Benim için gizli Hayır’cılık FETÖ’cülük demektir!
“Hayır” diyecek olan gizliden gizliye değil, açıktan açığa “Hayır” demelidir.
Kısacası, her şeyin gizli kapaklısına karşı olduğum gibi, gizli Hayır’cılığa da karşıyım.
Gizli Hayır’cılığa karşı olduğum gibi, muhafazakâr mahalle, laik mahalle, şucu bucu mahalle olarak bölünmeye de karşıyım.
Yazarlık yaşamım boyunca mahallelere, kamplara bölünmeye hep karşı çıktım.
Yeri gelmişken bu konuda bir anımı anlatmalıyım.
Gazetelerde köşe yazmaya henüz yeni başlamıştım.
Ülkenin en genç köşe yazarıydım.
O zaman da ülke kamplara bölünmüştü.
Ülke gibi basın da kamplara bölünmüştü.
O günlerde kamplaşmaya karşı çıkan, bunun ülkenin hayrına olmadığını savunan, kamplaşmacıları uyaran bir yazı yazdım.
Bu yazım üzerine gazetenin yayın yönetmeninden “Ama bu yazı yanlış anlaşılır; bizim kampa zarar verir” şeklinde bir tepki aldım.
Kanı kaynayan bir delikanlıydım; çok gençtim.
Gençliğin verdiği ataklıkla birden sinirlendim.
“Ne kampı ulan!Ben vicdanımdan başka kamp tanımam” şeklinde bir karşılık verdim.
Ve ben yazarlık yaşamım boyunca vicdanımdan başka kamp da mahalle de tanımadım.
Vicdanımdan başka mahalle tanısaydım, mesela 28 Şubat döneminde solcu gençlerin en çok okuduğu yayın olan Leman’da, “Zulme karşı direneceğiz; yılgınlık yok, direniş var” diyerek, solcu gençleri dindarlara yapılan zulme karşı çıkmaya çağıran o meşhur yazıyı yazamazdım.
İstanbul Üniversitesi’nin önünde, dindar gençlerle solcu gençlerin zulme karşı birlikte yürüyüşe geçtikleri o meşhur yürüyüşün öncülüğünü yapamazdım.

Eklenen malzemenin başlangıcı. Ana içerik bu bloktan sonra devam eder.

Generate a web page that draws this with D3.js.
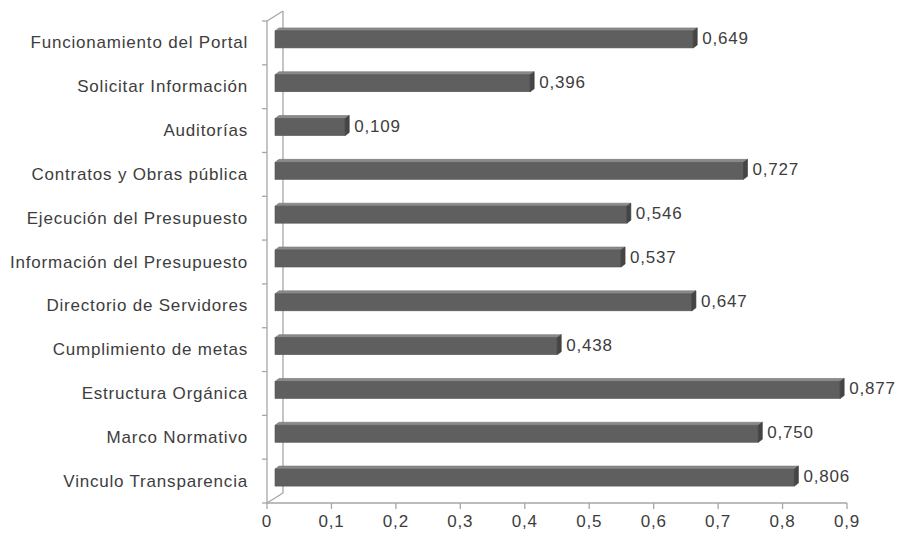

Vicdanımdan başka mahalle tanısaydım, örneğin darbeci generallerin astığı astık kestiği kestik olduğu 12 Eylül döneminde, kelleyi koltuğa alıp devrimci, ülkücü, İslamcı gençlere uygulanan hukuksuz yargılamaların, yargısız infazların, işkencelerin son bulmasını da içeren ilk insan hakları kampanyasını başlatamazdım.
Tanklara karşı duran ilk kişi olamazdım.
Daha yazarlık yaşamımın başındayken “Susma, sustukça sıra sana gelecek” gibi sloganlaştırdığım cümleleri yazamazdım.
İşte onun için muhafazakâr mahalle, laik mahalle, şucu bucu mahalle deyip racon kesmeye çalışanlara, gençliğimdeki jargonla seslenmek zorundayım.
Ne mahallesi ulan!
Ben vicdanımdan başka mahalle tanımadım, tanımam!